+++ DATA EXCERPT +++

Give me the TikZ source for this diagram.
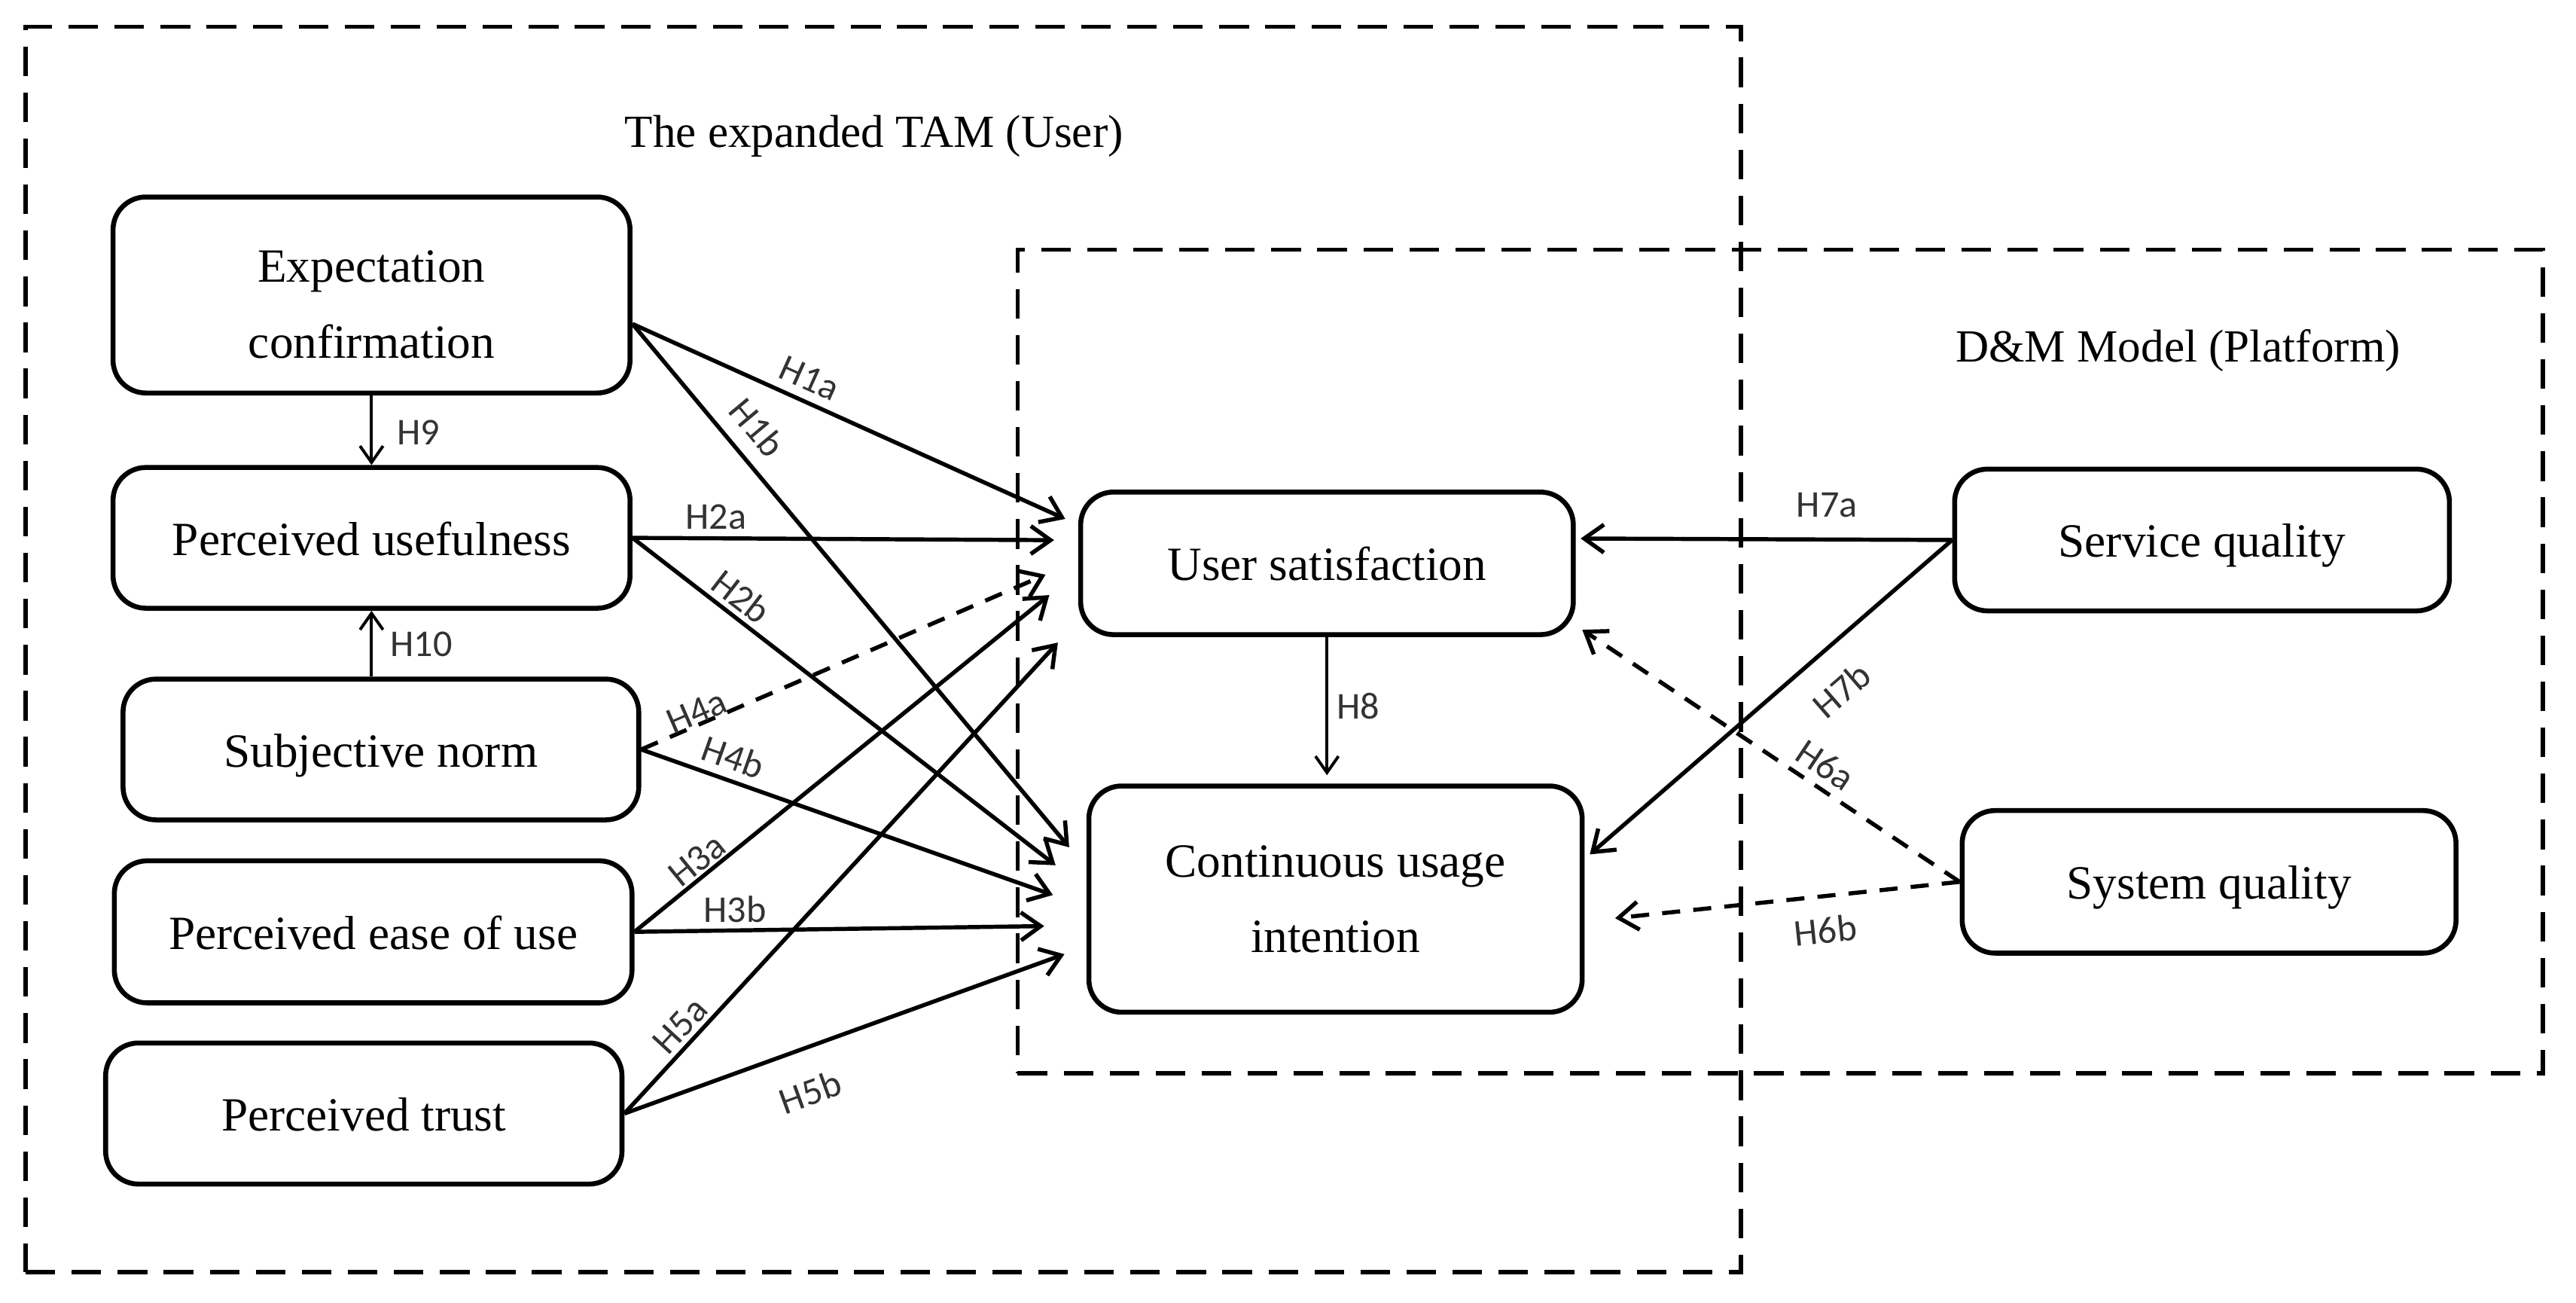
\documentclass[tikz,border=0pt]{standalone}
\usepackage{fontspec}
\setmainfont{Liberation Serif}
\newfontfamily\lblfont{Carlito}
\usetikzlibrary{arrows.meta,calc}
\definecolor{lblgray}{HTML}{333333}
\begin{document}
\begin{tikzpicture}[x=1pt,y=-1pt,
  box/.style={draw, line width=3pt, rounded corners=20pt, align=center,
    font=\fontsize{29}{46}\selectfont, inner sep=0pt},
  one/.style={text height=21pt, text depth=0pt},
  grp/.style={draw, line width=2.4pt, dash pattern=on 18pt off 10pt, inner sep=0pt},
  conn/.style={line width=2.5pt, -{Straight Barb[length=12pt,width=17pt]}},
  thinconn/.style={line width=1.8pt, -{Straight Barb[length=10pt,width=14pt]}},
  dconn/.style={conn, dash pattern=on 11pt off 8pt},
  lbl/.style={font=\lblfont\fontsize{23}{23}\selectfont, text=lblgray, inner sep=0pt},
  ttl/.style={font=\fontsize{28}{30}\selectfont, anchor=base}
]
\useasboundingbox (0,0) rectangle (1567,792.4);

% group frames
\node[grp, minimum width=1043.4pt, minimum height=757.3pt] (tam) at (537.3,394.95) {};
\node[grp, minimum width=927.8pt, minimum height=500.7pt] (dm) at (1082.9,402.35) {};
\node[ttl] (tamt) at (531.7,89.5) {The expanded TAM (User)};
\node[ttl] (dmt) at (1325,220) {D\&M Model (Platform)};

% constructs
\node[box, minimum width=314.5pt, minimum height=119.2pt] (ec) at (226,179.4) {\rule{0pt}{31pt}Expectation\\confirmation};
\node[box, one, minimum width=314.5pt, minimum height=85.6pt] (pu) at (226,327.1) {Perceived usefulness};
\node[box, one, minimum width=313.7pt, minimum height=85.6pt] (sn) at (231.7,455.8) {Subjective norm};
\node[box, one, minimum width=314.9pt, minimum height=86.4pt] (pe) at (227,566.7) {Perceived ease of use};
\node[box, one, minimum width=314.1pt, minimum height=85.8pt] (pt) at (221.3,677.2) {Perceived trust};
\node[box, one, minimum width=299.7pt, minimum height=86.7pt] (us) at (807.2,342.6) {User satisfaction};
\node[box, minimum width=300.1pt, minimum height=137.6pt] (cu) at (812.4,546.8) {Continuous usage\\intention};
\node[box, one, minimum width=301pt, minimum height=86.2pt] (sq) at (1339.5,328.4) {Service quality};
\node[box, one, minimum width=300.4pt, minimum height=86.7pt] (sy) at (1343.8,536.3) {System quality};

% arrow end points
\coordinate (ecs) at ($(ec.east)+(0,17.6)$);
\coordinate (t1a) at ($(us.west)+(-7.85,-27)$);
\coordinate (t2a) at ($(us.west)+(-14.65,-14.1)$);
\coordinate (t4a) at ($(us.west)+(-19.85,6.9)$);
\coordinate (t3a) at ($(us.west)+(-17.55,19.3)$);
\coordinate (t5a) at ($(us.west)+(-12.35,48.2)$);
\coordinate (t1b) at ($(cu.west)+(-10.45,-31.5)$);
\coordinate (t2b) at ($(cu.west)+(-18.75,-20.6)$);
\coordinate (t4b) at ($(cu.west)+(-20.35,-2.5)$);
\coordinate (t3b) at ($(cu.west)+(-25.65,16.4)$);
\coordinate (t5b) at ($(cu.west)+(-13.35,33.5)$);
\coordinate (t7a) at ($(us.east)+(2.95,-15.1)$);
\coordinate (t7b) at ($(cu.east)+(3.15,-27.2)$);
\coordinate (t6a) at ($(us.east)+(3.95,40.4)$);
\coordinate (t6b) at ($(cu.east)+(18.55,11.6)$);
\coordinate (t8) at ($(us.south)+(0,84)$);
\coordinate (s10) at (pu.south |- sn.north);

% connectors
\draw[conn] (ecs) -- (t1a) node[lbl, sloped, pos=0.387, above=5.2pt] (l1a) {H1a};
\draw[conn] (ecs) -- (t1b) node[lbl, sloped, pos=0.234, above=8.7pt] (l1b) {H1b};
\draw[conn] (pu.east) -- (t2a) node[lbl, pos=0.198, above=4.3pt] (l2a) {H2a};
\draw[conn] (pu.east) -- (t2b) node[lbl, sloped, pos=0.228, above=3pt] (l2b) {H2b};
\draw[dconn] (sn.east) -- (t4a) node[lbl, sloped, pos=0.15, above=-1.2pt] (l4a) {H4a};
\draw[conn] (sn.east) -- (t4b) node[lbl, sloped, pos=0.204, above=5.1pt] (l4b) {H4b};
\draw[conn] (pe.east) -- (t3a) node[lbl, sloped, pos=0.175, above=1.2pt] (l3a) {H3a};
\draw[conn] (pe.east) -- (t3b) node[lbl, pos=0.245, above=3.6pt] (l3b) {H3b};
\draw[conn] (pt.east) -- (t5a) node[lbl, sloped, pos=0.16, above=2.5pt] (l5a) {H5a};
\draw[conn] (pt.east) -- (t5b) node[lbl, sloped, pos=0.389, below=16.8pt] (l5b) {H5b};
\draw[thinconn] (us.south) -- (t8) node[lbl, pos=0.5, right=5pt] (l8) {H8};
\draw[thinconn] (ec.south) -- (pu.north) node[lbl, pos=0.53, right=14.5pt] (l9) {H9};
\draw[thinconn] (s10) -- (pu.south) node[lbl, pos=0.49, right=10.5pt] (l10) {H10};
\draw[conn] (sq.west) -- (t7a) node[lbl, pos=0.337, above=12.4pt] (l7a) {H7a};
\draw[conn] (sq.west) -- (t7b) node[lbl, sloped, pos=0.379, below=15.5pt] (l7b) {H7b};
\draw[dconn] (sy.west) -- (t6a) node[lbl, sloped, pos=0.389, above=4.5pt] (l6a) {H6a};
\draw[dconn] (sy.west) -- (t6b) node[lbl, sloped, pos=0.4, below=11.5pt] (l6b) {H6b};
\end{tikzpicture}
\end{document}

+++

WRITTEN INSTRUCTION => Omit every picture, then reproduce the rest of the listing exactly.

EXERCISE RESPONSE =>
Give me the TikZ source for this diagram.
\documentclass[tikz,border=0pt]{standalone}
\usepackage{fontspec}
\setmainfont{Liberation Serif}
\newfontfamily\lblfont{Carlito}
\usetikzlibrary{arrows.meta,calc}
\definecolor{lblgray}{HTML}{333333}
\begin{document}
\begin{tikzpicture}[x=1pt,y=-1pt,
  box/.style={draw, line width=3pt, rounded corners=20pt, align=center,
    font=\fontsize{29}{46}\selectfont, inner sep=0pt},
  one/.style={text height=21pt, text depth=0pt},
  grp/.style={draw, line width=2.4pt, dash pattern=on 18pt off 10pt, inner sep=0pt},
  conn/.style={line width=2.5pt, -{Straight Barb[length=12pt,width=17pt]}},
  thinconn/.style={line width=1.8pt, -{Straight Barb[length=10pt,width=14pt]}},
  dconn/.style={conn, dash pattern=on 11pt off 8pt},
  lbl/.style={font=\lblfont\fontsize{23}{23}\selectfont, text=lblgray, inner sep=0pt},
  ttl/.style={font=\fontsize{28}{30}\selectfont, anchor=base}
]
\useasboundingbox (0,0) rectangle (1567,792.4);

% group frames
\node[grp, minimum width=1043.4pt, minimum height=757.3pt] (tam) at (537.3,394.95) {};
\node[grp, minimum width=927.8pt, minimum height=500.7pt] (dm) at (1082.9,402.35) {};
\node[ttl] (tamt) at (531.7,89.5) {The expanded TAM (User)};
\node[ttl] (dmt) at (1325,220) {D\&M Model (Platform)};

% constructs
\node[box, minimum width=314.5pt, minimum height=119.2pt] (ec) at (226,179.4) {\rule{0pt}{31pt}Expectation\\confirmation};
\node[box, one, minimum width=314.5pt, minimum height=85.6pt] (pu) at (226,327.1) {Perceived usefulness};
\node[box, one, minimum width=313.7pt, minimum height=85.6pt] (sn) at (231.7,455.8) {Subjective norm};
\node[box, one, minimum width=314.9pt, minimum height=86.4pt] (pe) at (227,566.7) {Perceived ease of use};
\node[box, one, minimum width=314.1pt, minimum height=85.8pt] (pt) at (221.3,677.2) {Perceived trust};
\node[box, one, minimum width=299.7pt, minimum height=86.7pt] (us) at (807.2,342.6) {User satisfaction};
\node[box, minimum width=300.1pt, minimum height=137.6pt] (cu) at (812.4,546.8) {Continuous usage\\intention};
\node[box, one, minimum width=301pt, minimum height=86.2pt] (sq) at (1339.5,328.4) {Service quality};
\node[box, one, minimum width=300.4pt, minimum height=86.7pt] (sy) at (1343.8,536.3) {System quality};

% arrow end points
\coordinate (ecs) at ($(ec.east)+(0,17.6)$);
\coordinate (t1a) at ($(us.west)+(-7.85,-27)$);
\coordinate (t2a) at ($(us.west)+(-14.65,-14.1)$);
\coordinate (t4a) at ($(us.west)+(-19.85,6.9)$);
\coordinate (t3a) at ($(us.west)+(-17.55,19.3)$);
\coordinate (t5a) at ($(us.west)+(-12.35,48.2)$);
\coordinate (t1b) at ($(cu.west)+(-10.45,-31.5)$);
\coordinate (t2b) at ($(cu.west)+(-18.75,-20.6)$);
\coordinate (t4b) at ($(cu.west)+(-20.35,-2.5)$);
\coordinate (t3b) at ($(cu.west)+(-25.65,16.4)$);
\coordinate (t5b) at ($(cu.west)+(-13.35,33.5)$);
\coordinate (t7a) at ($(us.east)+(2.95,-15.1)$);
\coordinate (t7b) at ($(cu.east)+(3.15,-27.2)$);
\coordinate (t6a) at ($(us.east)+(3.95,40.4)$);
\coordinate (t6b) at ($(cu.east)+(18.55,11.6)$);
\coordinate (t8) at ($(us.south)+(0,84)$);
\coordinate (s10) at (pu.south |- sn.north);

% connectors
\draw[conn] (ecs) -- (t1a) node[lbl, sloped, pos=0.387, above=5.2pt] (l1a) {H1a};
\draw[conn] (ecs) -- (t1b) node[lbl, sloped, pos=0.234, above=8.7pt] (l1b) {H1b};
\draw[conn] (pu.east) -- (t2a) node[lbl, pos=0.198, above=4.3pt] (l2a) {H2a};
\draw[conn] (pu.east) -- (t2b) node[lbl, sloped, pos=0.228, above=3pt] (l2b) {H2b};
\draw[dconn] (sn.east) -- (t4a) node[lbl, sloped, pos=0.15, above=-1.2pt] (l4a) {H4a};
\draw[conn] (sn.east) -- (t4b) node[lbl, sloped, pos=0.204, above=5.1pt] (l4b) {H4b};
\draw[conn] (pe.east) -- (t3a) node[lbl, sloped, pos=0.175, above=1.2pt] (l3a) {H3a};
\draw[conn] (pe.east) -- (t3b) node[lbl, pos=0.245, above=3.6pt] (l3b) {H3b};
\draw[conn] (pt.east) -- (t5a) node[lbl, sloped, pos=0.16, above=2.5pt] (l5a) {H5a};
\draw[conn] (pt.east) -- (t5b) node[lbl, sloped, pos=0.389, below=16.8pt] (l5b) {H5b};
\draw[thinconn] (us.south) -- (t8) node[lbl, pos=0.5, right=5pt] (l8) {H8};
\draw[thinconn] (ec.south) -- (pu.north) node[lbl, pos=0.53, right=14.5pt] (l9) {H9};
\draw[thinconn] (s10) -- (pu.south) node[lbl, pos=0.49, right=10.5pt] (l10) {H10};
\draw[conn] (sq.west) -- (t7a) node[lbl, pos=0.337, above=12.4pt] (l7a) {H7a};
\draw[conn] (sq.west) -- (t7b) node[lbl, sloped, pos=0.379, below=15.5pt] (l7b) {H7b};
\draw[dconn] (sy.west) -- (t6a) node[lbl, sloped, pos=0.389, above=4.5pt] (l6a) {H6a};
\draw[dconn] (sy.west) -- (t6b) node[lbl, sloped, pos=0.4, below=11.5pt] (l6b) {H6b};
\end{tikzpicture}
\end{document}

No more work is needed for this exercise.